Print exactly the lines from the first one down to the line containing "660.0, 656.0, 656.0];", both ends included, with no pictures and nothing else.
* Start SOURCE EXCERPT *
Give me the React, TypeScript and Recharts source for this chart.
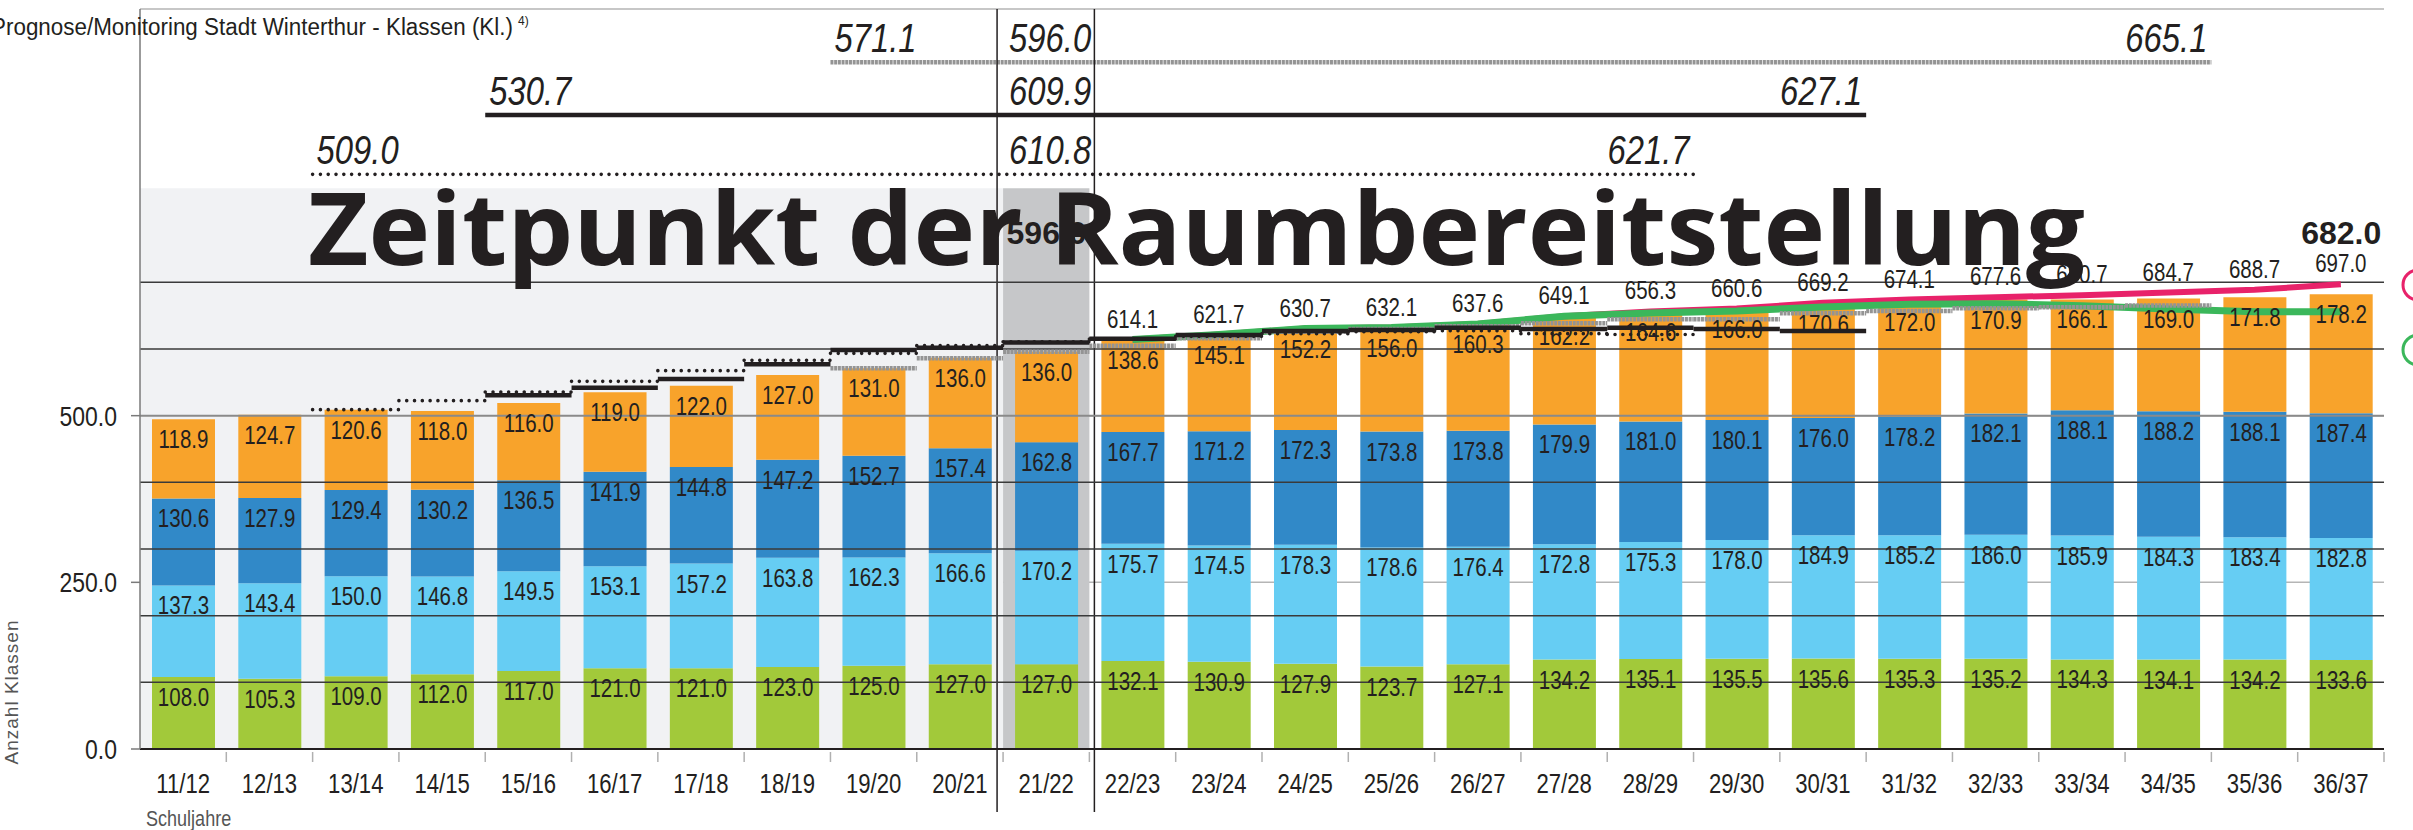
import React from 'react';
import {
  ComposedChart,
  Bar,
  Line,
  XAxis,
  YAxis,
  CartesianGrid,
  ReferenceArea,
  ReferenceLine,
  LabelList,
} from 'recharts';

// school years on the x axis
const categories = [
  '11/12', '12/13', '13/14', '14/15', '15/16', '16/17', '17/18', '18/19', '19/20', '20/21',
  '21/22', '22/23', '23/24', '24/25', '25/26', '26/27', '27/28', '28/29', '29/30', '30/31',
  '31/32', '32/33', '33/34', '34/35', '35/36', '36/37',
];

// stacked classes per level (bottom -> top)
const kindergarten = [108.0, 105.3, 109.0, 112.0, 117.0, 121.0, 121.0, 123.0, 125.0, 127.0, 127.0, 132.1, 130.9, 127.9, 123.7, 127.1, 134.2, 135.1, 135.5, 135.6, 135.3, 135.2, 134.3, 134.1, 134.2, 133.6];
const unterstufe = [137.3, 143.4, 150.0, 146.8, 149.5, 153.1, 157.2, 163.8, 162.3, 166.6, 170.2, 175.7, 174.5, 178.3, 178.6, 176.4, 172.8, 175.3, 178.0, 184.9, 185.2, 186.0, 185.9, 184.3, 183.4, 182.8];
const mittelstufe = [130.6, 127.9, 129.4, 130.2, 136.5, 141.9, 144.8, 147.2, 152.7, 157.4, 162.8, 167.7, 171.2, 172.3, 173.8, 173.8, 179.9, 181.0, 180.1, 176.0, 178.2, 182.1, 188.1, 188.2, 188.1, 187.4];
const oberstufe = [118.9, 124.7, 120.6, 118.0, 116.0, 119.0, 122.0, 127.0, 131.0, 136.0, 136.0, 138.6, 145.1, 152.2, 156.0, 160.3, 162.2, 164.6, 166.0, 170.6, 172.0, 170.9, 166.1, 169.0, 171.8, 178.2];

// forecast lines
const N = null;
const prognose = [N, N, N, N, N, N, N, N, N, N, N, 614.1, 621.7, 630.7, 632.1, 637.6, 649.1, 656.3, 660.6, 669.2, 674.1, 677.6, 680.7, 684.7, 688.7, 697.0];
const monitoring = [N, N, N, N, N, N, N, N, N, N, N, 614.1, 621.7, 630.7, 632.1, 637.6, 649.1, 654.0, 657.0, 663.0, 667.0, 668.0, 665.0, 660.0, 656.0, 656.0];

// older forecasts, drawn as per-year steps
const prognose2013 = [N, N, 509.0, 522.5, 535.5, 551.5, 567.5, 583.0, 593.5, 605.0, 610.8, 615.0, 619.0, 623.0, 626.0, 627.5, 623.0, 621.7, N, N, N, N, N, N, N, N];
const prognose2015 = [N, N, N, N, 530.7, 542.0, 555.0, 577.0, 598.5, 602.0, 609.9, 615.5, 621.0, 627.0, 628.5, 632.0, 630.0, 632.0, 630.0, 627.1, N, N, N, N, N, N];
const prognose2019 = [N, N, N, N, N, N, N, N, 571.1, 586.0, 596.0, 605.0, 616.0, 626.0, 630.0, 634.0, 638.5, 644.5, 644.5, 653.5, 657.0, 661.0, 662.5, 665.1, N, N];

const boldTotalYears = ['21/22', '36/37'];
const currentYear = '21/22';
const yTicks = [0, 250, 500];
const darkGrid = [100, 200, 300, 400, 600, 700];

const data = categories.map((cat, i) => {
  const total = kindergarten[i] + unterstufe[i] + mittelstufe[i] + oberstufe[i];
  return {
    cat,
    kg: kindergarten[i],
    us: unterstufe[i],
    ms: mittelstufe[i],
    os: oberstufe[i],
    bold: boldTotalYears.includes(cat) ? Math.round(total * 10) / 10 : null,
    prognose: prognose[i],
    monitoring: monitoring[i],
    p2013: prognose2013[i],
    p2015: prognose2015[i],
    p2019: prognose2019[i],
  };
});

// layout
const W = 2413;
const H = 830;
const Y_MAX = 1110;
const MARGIN = { top: 9, right: 29, left: 0, bottom: 0 };
const Y_AXIS_W = 140;
const X_AXIS_H = 81;
const PLOT_W = W - MARGIN.right - Y_AXIS_W;
const PLOT_H = H - MARGIN.top - X_AXIS_H;
const BAND_W = PLOT_W / categories.length;
const yPx = (v: number) => MARGIN.top + PLOT_H * (1 - v / Y_MAX);

// Liberation Sans squeezed to 82% = Arial Narrow metrics
const SANS = '"Liberation Sans", Arial, sans-serif';
const NARROW_SCALE = 0.82;
const INK = '#231f20';

const stepStyles: Record<string, any> = {
  p2013: { stroke: INK, strokeWidth: 3.6, strokeDasharray: '0 7.8', strokeLinecap: 'round' },
  p2015: { stroke: INK, strokeWidth: 4.5 },
  p2019: { stroke: '#949494', strokeWidth: 4.5, strokeDasharray: '3 0.7' },
};
const seriesByKey: Record<string, (number | null)[]> = {
  p2013: prognose2013,
  p2015: prognose2015,
  p2019: prognose2019,
};
// header rows (heights in value units of the chart)
const headerRows = [
  { key: 'p2019', level: 1030 },
  { key: 'p2015', level: 951 },
  { key: 'p2013', level: 862 },
];

const fmt = (v: any) => (typeof v === 'number' ? v.toFixed(1) : '');

const NText = ({ x, y, anchor = 'middle', size, children, ...rest }: any) => (
  <text
    transform={`translate(${x},${y}) scale(${NARROW_SCALE},1)`}
    textAnchor={anchor}
    fontSize={size}
    fontFamily={SANS}
    fill={INK}
    {...rest}
  >
    {children}
  </text>
);

const stepDot = (key: string) => (props: any) => {
  const { cx, cy, value, index } = props;
  if (value == null || cy == null || Number.isNaN(cy)) return <g key={`${key}-${index}`} />;
  return (
    <line
      key={`${key}-${index}`}
      x1={cx - BAND_W / 2}
      x2={cx + BAND_W / 2}
      y1={cy}
      y2={cy}
      {...stepStyles[key]}
    />
  );
};

const headerShape = (key: string) => (props: any) => {
  const { x, y, width, height } = props;
  const vals = seriesByKey[key];
  const first = vals.findIndex((v) => v != null);
  let last = vals.length - 1;
  while (vals[last] == null) last--;
  const mid = categories.indexOf(currentYear);
  const bw = width / (last - first + 1);
  const ly = y + height / 2;
  return (
    <g>
      <line x1={x} x2={x + width} y1={ly} y2={ly} {...stepStyles[key]} />
      <NText x={x + 4} y={ly - 10} anchor="start" size={40} fontStyle="italic">{fmt(vals[first])}</NText>
      <NText x={x + (mid - first) * bw + 6} y={ly - 10} anchor="start" size={40} fontStyle="italic">{fmt(vals[mid])}</NText>
      <NText x={x + width - 4} y={ly - 10} anchor="end" size={40} fontStyle="italic">{fmt(vals[last])}</NText>
    </g>
  );
};

const XTick = (props: any) => {
  const { x, y, payload } = props;
  return (
    <g>
      <NText x={x} y={y + 36} size={27}>{payload.value}</NText>
      <line x1={x + BAND_W / 2} x2={x + BAND_W / 2} y1={y - 5} y2={y + 5} stroke="#b0b0b0" strokeWidth={1.5} />
    </g>
  );
};

const YTick = (props: any) => {
  const { x, y, payload } = props;
  return (
    <NText x={x} y={y} anchor="end" size={28} dy="0.36em">
      {fmt(payload.value)}
    </NText>
  );
};

const barLabel = (props: any) => {
  if (props.value == null) return null;
  const vb = props.viewBox || props;
  return (
    <NText x={vb.x + vb.width / 2} y={vb.y + 29} size={25}>
      {fmt(props.value)}
    </NText>
  );
};

const lineLabel = (props: any) => {
  if (props.value == null) return null;
  const vb = props.viewBox || props;
  return (
    <NText x={vb.x + (vb.width || 0) / 2} y={vb.y - 12} size={25}>
      {fmt(props.value)}
    </NText>
  );
};

const BoldTotal = (props: any) => {
  const { value } = props;
  if (value == null) return null;
  const vb = props.viewBox || props;
  return (
    <text
      x={vb.x + vb.width / 2}
      y={yPx(757)}
      textAnchor="middle"
      fontFamily={SANS}
      fontWeight={700}
      fontSize={32}
      fill={INK}
    >
      {fmt(value)}
    </text>
  );
};

const Stellung: React.FC = () => {
  return (
    <div style={{ position: 'relative', width: W, height: H, background: '#fff' }}>
      <style>{'body{margin:0}'}</style>
      <ComposedChart width={W} height={H} data={data} margin={MARGIN}>
        {/* past years shaded, current year darker */}
        <ReferenceArea x1={categories[0]} x2="20/21" y1={0} y2={841} fill="#f1f2f4" fillOpacity={1} stroke="none" />
        <ReferenceArea x1={currentYear} x2={currentYear} y1={0} y2={841} fill="#c6c7c9" fillOpacity={1} stroke="none" />
        <CartesianGrid vertical={false} stroke="#b5b5b5" strokeWidth={1.5} />
        <XAxis
          dataKey="cat"
          interval={0}
          height={X_AXIS_H}
          tickLine={false}
          axisLine={{ stroke: INK, strokeWidth: 2 }}
          tick={(p: any) => <XTick {...p} />}
        />
        <YAxis
          domain={[0, Y_MAX]}
          ticks={yTicks}
          width={Y_AXIS_W}
          axisLine={{ stroke: '#7a7a7a', strokeWidth: 1.5 }}
          tickLine={{ stroke: '#7a7a7a', strokeWidth: 1.5 }}
          tickSize={9}
          tickMargin={14}
          tick={(p: any) => <YTick {...p} />}
          allowDataOverflow
        />
        <YAxis
          yAxisId="right"
          orientation="right"
          domain={[0, Y_MAX]}
          width={0}
          tick={false}
          tickLine={false}
          axisLine={{ stroke: '#9a9a9a', strokeWidth: 2 }}
        />
        <Bar dataKey="kg" stackId="s" barSize={63} fill="#a2c93a" isAnimationActive={false}>
          <LabelList dataKey="kg" content={barLabel} />
        </Bar>
        <Bar dataKey="us" stackId="s" barSize={63} fill="#66cdf3" isAnimationActive={false}>
          <LabelList dataKey="us" content={barLabel} />
        </Bar>
        <Bar dataKey="ms" stackId="s" barSize={63} fill="#3189c8" isAnimationActive={false}>
          <LabelList dataKey="ms" content={barLabel} />
        </Bar>
        <Bar dataKey="os" stackId="s" barSize={63} fill="#f8a32b" isAnimationActive={false}>
          <LabelList dataKey="os" content={barLabel} />
          <LabelList dataKey="bold" content={BoldTotal} />
        </Bar>
        {darkGrid.map((v) => (
          <ReferenceLine key={v} y={v} stroke="#3a3a3a" strokeWidth={1.5} />
        ))}
        <ReferenceLine y={500} stroke="#8a8a8a" strokeWidth={2} />
        {['p2019', 'p2015', 'p2013'].map((k) => (
          <Line
            key={k}
            dataKey={k}
            stroke="none"
            strokeWidth={0}
            dot={stepDot(k)}
            activeDot={false}
            legendType="none"
            isAnimationActive={false}
          />
        ))}
        <Line
          dataKey="prognose"
          stroke="#e8226a"
          strokeWidth={6}
          dot={false}
          activeDot={false}
          isAnimationActive={false}
        >
          <LabelList dataKey="prognose" content={lineLabel} />
        </Line>
        <Line
          dataKey="monitoring"
          stroke="#3bb75b"
          strokeWidth={7}
          dot={false}
          activeDot={false}
          isAnimationActive={false}
        />
        {headerRows.map((r) => {
          const vals = seriesByKey[r.key];
          const first = vals.findIndex((v) => v != null);
          let last = vals.length - 1;
          while (vals[last] == null) last--;
          return (
            <ReferenceArea
              key={r.key}
              x1={categories[first]}
              x2={categories[last]}
              y1={r.level - 3}
              y2={r.level + 3}
              ifOverflow="visible"
              shape={headerShape(r.key)}
            />
          );
        })}
        <ReferenceArea
          x1={currentYear}
          x2={currentYear}
          y1={0}
          y2={Y_MAX}
          ifOverflow="visible"
          shape={(p: any) => (
            <g>
              <line x1={p.x - 6} x2={p.x - 6} y1={p.y} y2={p.y + p.height + 63} stroke={INK} strokeWidth={1.5} />
              <line x1={p.x + p.width + 5} x2={p.x + p.width + 5} y1={p.y} y2={p.y + p.height + 63} stroke={INK} strokeWidth={1.5} />
            </g>
          )}
        />
      </ComposedChart>
      <svg width={W} height={H} style={{ position: 'absolute', left: 0, top: 0, pointerEvents: 'none' }}>
        <text x={-9} y={35} fontFamily={SANS} fontSize={23} fill={INK} textLength={522} lengthAdjust="spacingAndGlyphs">
          Prognose/Monitoring Stadt Winterthur - Klassen (Kl.)
        </text>
        <text x={518} y={25} fontFamily={SANS} fontSize={12} fill={INK}>4)</text>
        <text
          transform="translate(18,692) rotate(-90)"
          textAnchor="middle"
          fontFamily={SANS}
          fontSize={19}
          letterSpacing={1}
          fill="#555"
        >
          Anzahl Klassen
        </text>
        <NText x={146} y={826} anchor="start" size={22} fill="#555">Schuljahre</NText>
        <circle cx={2418} cy={285} r={15} fill="none" stroke="#e8226a" strokeWidth={3} />
        <circle cx={2418} cy={350} r={15} fill="none" stroke="#3bb75b" strokeWidth={3} />
        <text
          x={308}
          y={265}
          fontFamily='"Open Sans", "Liberation Sans", sans-serif'
          fontWeight={700}
          fontSize={101}
          fill={INK}
          textLength={1777}
          lengthAdjust="spacingAndGlyphs"
        >
          Zeitpunkt der Raumbereitstellung
        </text>
      </svg>
    </div>
  );
};

export default Stellung;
* End SOURCE EXCERPT *
→ **REPLY**:
Give me the React, TypeScript and Recharts source for this chart.
import React from 'react';
import {
  ComposedChart,
  Bar,
  Line,
  XAxis,
  YAxis,
  CartesianGrid,
  ReferenceArea,
  ReferenceLine,
  LabelList,
} from 'recharts';

// school years on the x axis
const categories = [
  '11/12', '12/13', '13/14', '14/15', '15/16', '16/17', '17/18', '18/19', '19/20', '20/21',
  '21/22', '22/23', '23/24', '24/25', '25/26', '26/27', '27/28', '28/29', '29/30', '30/31',
  '31/32', '32/33', '33/34', '34/35', '35/36', '36/37',
];

// stacked classes per level (bottom -> top)
const kindergarten = [108.0, 105.3, 109.0, 112.0, 117.0, 121.0, 121.0, 123.0, 125.0, 127.0, 127.0, 132.1, 130.9, 127.9, 123.7, 127.1, 134.2, 135.1, 135.5, 135.6, 135.3, 135.2, 134.3, 134.1, 134.2, 133.6];
const unterstufe = [137.3, 143.4, 150.0, 146.8, 149.5, 153.1, 157.2, 163.8, 162.3, 166.6, 170.2, 175.7, 174.5, 178.3, 178.6, 176.4, 172.8, 175.3, 178.0, 184.9, 185.2, 186.0, 185.9, 184.3, 183.4, 182.8];
const mittelstufe = [130.6, 127.9, 129.4, 130.2, 136.5, 141.9, 144.8, 147.2, 152.7, 157.4, 162.8, 167.7, 171.2, 172.3, 173.8, 173.8, 179.9, 181.0, 180.1, 176.0, 178.2, 182.1, 188.1, 188.2, 188.1, 187.4];
const oberstufe = [118.9, 124.7, 120.6, 118.0, 116.0, 119.0, 122.0, 127.0, 131.0, 136.0, 136.0, 138.6, 145.1, 152.2, 156.0, 160.3, 162.2, 164.6, 166.0, 170.6, 172.0, 170.9, 166.1, 169.0, 171.8, 178.2];

// forecast lines
const N = null;
const prognose = [N, N, N, N, N, N, N, N, N, N, N, 614.1, 621.7, 630.7, 632.1, 637.6, 649.1, 656.3, 660.6, 669.2, 674.1, 677.6, 680.7, 684.7, 688.7, 697.0];
const monitoring = [N, N, N, N, N, N, N, N, N, N, N, 614.1, 621.7, 630.7, 632.1, 637.6, 649.1, 654.0, 657.0, 663.0, 667.0, 668.0, 665.0, 660.0, 656.0, 656.0];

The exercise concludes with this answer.